---------- Data for processing ----------
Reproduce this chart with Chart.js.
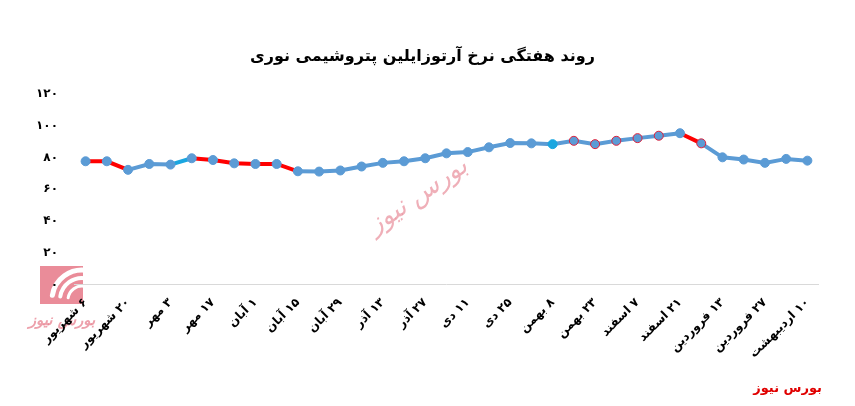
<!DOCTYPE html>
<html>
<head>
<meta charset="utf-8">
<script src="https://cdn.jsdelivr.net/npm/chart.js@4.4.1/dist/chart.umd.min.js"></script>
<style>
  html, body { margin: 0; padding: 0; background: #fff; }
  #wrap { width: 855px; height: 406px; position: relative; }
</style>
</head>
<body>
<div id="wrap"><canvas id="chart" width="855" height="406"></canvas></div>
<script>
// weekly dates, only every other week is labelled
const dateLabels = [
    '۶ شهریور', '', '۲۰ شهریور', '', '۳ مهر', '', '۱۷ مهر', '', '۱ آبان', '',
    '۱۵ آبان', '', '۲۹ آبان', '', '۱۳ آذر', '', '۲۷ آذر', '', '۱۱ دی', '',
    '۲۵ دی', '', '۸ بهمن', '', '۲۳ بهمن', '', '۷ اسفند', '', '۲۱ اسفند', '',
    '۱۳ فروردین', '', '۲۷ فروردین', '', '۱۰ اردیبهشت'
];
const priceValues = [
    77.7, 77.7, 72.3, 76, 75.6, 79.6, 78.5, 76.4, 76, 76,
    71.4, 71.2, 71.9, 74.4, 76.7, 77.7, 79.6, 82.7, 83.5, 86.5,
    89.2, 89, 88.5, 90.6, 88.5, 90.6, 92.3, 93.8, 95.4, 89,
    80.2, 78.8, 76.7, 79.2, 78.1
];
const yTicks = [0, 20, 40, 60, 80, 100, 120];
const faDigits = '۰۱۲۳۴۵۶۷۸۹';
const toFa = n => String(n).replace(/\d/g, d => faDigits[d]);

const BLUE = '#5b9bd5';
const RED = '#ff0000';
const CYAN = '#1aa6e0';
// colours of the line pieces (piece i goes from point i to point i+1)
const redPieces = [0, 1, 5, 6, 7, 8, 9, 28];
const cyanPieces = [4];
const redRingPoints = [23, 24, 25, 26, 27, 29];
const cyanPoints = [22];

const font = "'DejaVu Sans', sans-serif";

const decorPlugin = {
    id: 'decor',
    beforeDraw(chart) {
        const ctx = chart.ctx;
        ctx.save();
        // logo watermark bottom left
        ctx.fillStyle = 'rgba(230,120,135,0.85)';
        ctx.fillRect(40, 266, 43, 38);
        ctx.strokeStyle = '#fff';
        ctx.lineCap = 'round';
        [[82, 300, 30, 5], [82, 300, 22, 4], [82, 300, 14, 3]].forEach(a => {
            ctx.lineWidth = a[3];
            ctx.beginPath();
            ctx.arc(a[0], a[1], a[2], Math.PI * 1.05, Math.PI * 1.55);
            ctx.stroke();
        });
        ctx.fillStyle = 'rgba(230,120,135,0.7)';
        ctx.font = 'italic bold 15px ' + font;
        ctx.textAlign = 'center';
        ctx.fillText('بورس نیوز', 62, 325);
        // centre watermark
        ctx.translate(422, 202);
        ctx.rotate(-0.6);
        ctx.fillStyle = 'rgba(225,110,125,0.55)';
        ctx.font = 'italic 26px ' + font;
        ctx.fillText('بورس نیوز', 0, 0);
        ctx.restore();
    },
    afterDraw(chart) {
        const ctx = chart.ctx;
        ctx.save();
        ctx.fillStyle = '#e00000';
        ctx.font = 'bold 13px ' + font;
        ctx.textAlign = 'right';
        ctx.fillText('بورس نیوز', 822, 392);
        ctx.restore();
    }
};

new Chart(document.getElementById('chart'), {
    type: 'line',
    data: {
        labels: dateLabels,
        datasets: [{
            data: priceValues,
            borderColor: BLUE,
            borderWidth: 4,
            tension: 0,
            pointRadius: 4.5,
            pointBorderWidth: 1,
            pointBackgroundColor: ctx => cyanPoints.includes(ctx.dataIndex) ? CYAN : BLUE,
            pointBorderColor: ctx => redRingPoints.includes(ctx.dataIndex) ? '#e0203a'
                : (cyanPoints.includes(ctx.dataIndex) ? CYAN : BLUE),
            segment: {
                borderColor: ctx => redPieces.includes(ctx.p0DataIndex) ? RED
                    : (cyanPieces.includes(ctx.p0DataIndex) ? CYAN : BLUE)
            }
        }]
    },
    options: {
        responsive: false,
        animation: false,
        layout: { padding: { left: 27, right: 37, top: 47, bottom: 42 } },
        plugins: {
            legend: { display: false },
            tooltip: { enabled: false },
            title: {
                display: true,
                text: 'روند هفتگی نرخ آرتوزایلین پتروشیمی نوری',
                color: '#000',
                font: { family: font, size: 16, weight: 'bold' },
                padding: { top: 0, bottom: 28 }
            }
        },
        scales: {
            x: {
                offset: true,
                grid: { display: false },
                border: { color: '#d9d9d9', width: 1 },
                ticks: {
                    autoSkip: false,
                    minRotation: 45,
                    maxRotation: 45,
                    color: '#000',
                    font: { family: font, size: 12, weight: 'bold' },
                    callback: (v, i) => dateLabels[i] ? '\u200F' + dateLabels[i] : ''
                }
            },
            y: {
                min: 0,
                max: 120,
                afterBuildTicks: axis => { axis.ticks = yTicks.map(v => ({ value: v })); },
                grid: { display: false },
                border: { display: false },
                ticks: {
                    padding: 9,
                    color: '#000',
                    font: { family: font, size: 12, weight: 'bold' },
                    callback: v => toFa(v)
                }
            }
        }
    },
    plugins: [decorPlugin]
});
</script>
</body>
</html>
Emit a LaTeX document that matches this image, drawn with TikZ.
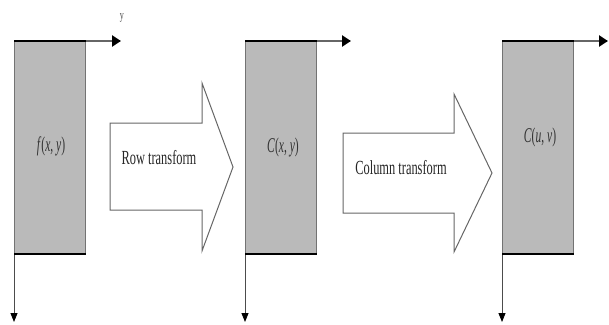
----------
Work required:
Your task is to set down the records shown above exactly, minus any pictures.

Exercise output:
Reproduce this chart with Chart.js.
<!DOCTYPE html>
<html>
<head>
<meta charset="utf-8">
<script src="https://cdn.jsdelivr.net/npm/chart.js@4.4.1/dist/chart.umd.min.js"></script>
<style>
  html, body { margin: 0; padding: 0; background: #fff; }
  #wrap { width: 855px; height: 406px; position: relative; }
</style>
</head>
<body>
<div id="wrap"><canvas id="chart" width="855" height="406"></canvas></div>
<script>
// weekly dates, only every other week is labelled
const dateLabels = [
    '۶ شهریور', '', '۲۰ شهریور', '', '۳ مهر', '', '۱۷ مهر', '', '۱ آبان', '',
    '۱۵ آبان', '', '۲۹ آبان', '', '۱۳ آذر', '', '۲۷ آذر', '', '۱۱ دی', '',
    '۲۵ دی', '', '۸ بهمن', '', '۲۳ بهمن', '', '۷ اسفند', '', '۲۱ اسفند', '',
    '۱۳ فروردین', '', '۲۷ فروردین', '', '۱۰ اردیبهشت'
];
const priceValues = [
    77.7, 77.7, 72.3, 76, 75.6, 79.6, 78.5, 76.4, 76, 76,
    71.4, 71.2, 71.9, 74.4, 76.7, 77.7, 79.6, 82.7, 83.5, 86.5,
    89.2, 89, 88.5, 90.6, 88.5, 90.6, 92.3, 93.8, 95.4, 89,
    80.2, 78.8, 76.7, 79.2, 78.1
];
const yTicks = [0, 20, 40, 60, 80, 100, 120];
const faDigits = '۰۱۲۳۴۵۶۷۸۹';
const toFa = n => String(n).replace(/\d/g, d => faDigits[d]);

const BLUE = '#5b9bd5';
const RED = '#ff0000';
const CYAN = '#1aa6e0';
// colours of the line pieces (piece i goes from point i to point i+1)
const redPieces = [0, 1, 5, 6, 7, 8, 9, 28];
const cyanPieces = [4];
const redRingPoints = [23, 24, 25, 26, 27, 29];
const cyanPoints = [22];

const font = "'DejaVu Sans', sans-serif";

const decorPlugin = {
    id: 'decor',
    beforeDraw(chart) {
        const ctx = chart.ctx;
        ctx.save();
        // logo watermark bottom left
        ctx.fillStyle = 'rgba(230,120,135,0.85)';
        ctx.fillRect(40, 266, 43, 38);
        ctx.strokeStyle = '#fff';
        ctx.lineCap = 'round';
        [[82, 300, 30, 5], [82, 300, 22, 4], [82, 300, 14, 3]].forEach(a => {
            ctx.lineWidth = a[3];
            ctx.beginPath();
            ctx.arc(a[0], a[1], a[2], Math.PI * 1.05, Math.PI * 1.55);
            ctx.stroke();
        });
        ctx.fillStyle = 'rgba(230,120,135,0.7)';
        ctx.font = 'italic bold 15px ' + font;
        ctx.textAlign = 'center';
        ctx.fillText('بورس نیوز', 62, 325);
        // centre watermark
        ctx.translate(422, 202);
        ctx.rotate(-0.6);
        ctx.fillStyle = 'rgba(225,110,125,0.55)';
        ctx.font = 'italic 26px ' + font;
        ctx.fillText('بورس نیوز', 0, 0);
        ctx.restore();
    },
    afterDraw(chart) {
        const ctx = chart.ctx;
        ctx.save();
        ctx.fillStyle = '#e00000';
        ctx.font = 'bold 13px ' + font;
        ctx.textAlign = 'right';
        ctx.fillText('بورس نیوز', 822, 392);
        ctx.restore();
    }
};

new Chart(document.getElementById('chart'), {
    type: 'line',
    data: {
        labels: dateLabels,
        datasets: [{
            data: priceValues,
            borderColor: BLUE,
            borderWidth: 4,
            tension: 0,
            pointRadius: 4.5,
            pointBorderWidth: 1,
            pointBackgroundColor: ctx => cyanPoints.includes(ctx.dataIndex) ? CYAN : BLUE,
            pointBorderColor: ctx => redRingPoints.includes(ctx.dataIndex) ? '#e0203a'
                : (cyanPoints.includes(ctx.dataIndex) ? CYAN : BLUE),
            segment: {
                borderColor: ctx => redPieces.includes(ctx.p0DataIndex) ? RED
                    : (cyanPieces.includes(ctx.p0DataIndex) ? CYAN : BLUE)
            }
        }]
    },
    options: {
        responsive: false,
        animation: false,
        layout: { padding: { left: 27, right: 37, top: 47, bottom: 42 } },
        plugins: {
            legend: { display: false },
            tooltip: { enabled: false },
            title: {
                display: true,
                text: 'روند هفتگی نرخ آرتوزایلین پتروشیمی نوری',
                color: '#000',
                font: { family: font, size: 16, weight: 'bold' },
                padding: { top: 0, bottom: 28 }
            }
        },
        scales: {
            x: {
                offset: true,
                grid: { display: false },
                border: { color: '#d9d9d9', width: 1 },
                ticks: {
                    autoSkip: false,
                    minRotation: 45,
                    maxRotation: 45,
                    color: '#000',
                    font: { family: font, size: 12, weight: 'bold' },
                    callback: (v, i) => dateLabels[i] ? '\u200F' + dateLabels[i] : ''
                }
            },
            y: {
                min: 0,
                max: 120,
                afterBuildTicks: axis => { axis.ticks = yTicks.map(v => ({ value: v })); },
                grid: { display: false },
                border: { display: false },
                ticks: {
                    padding: 9,
                    color: '#000',
                    font: { family: font, size: 12, weight: 'bold' },
                    callback: v => toFa(v)
                }
            }
        }
    },
    plugins: [decorPlugin]
});
</script>
</body>
</html>
Emit a LaTeX document that matches this image, drawn with TikZ.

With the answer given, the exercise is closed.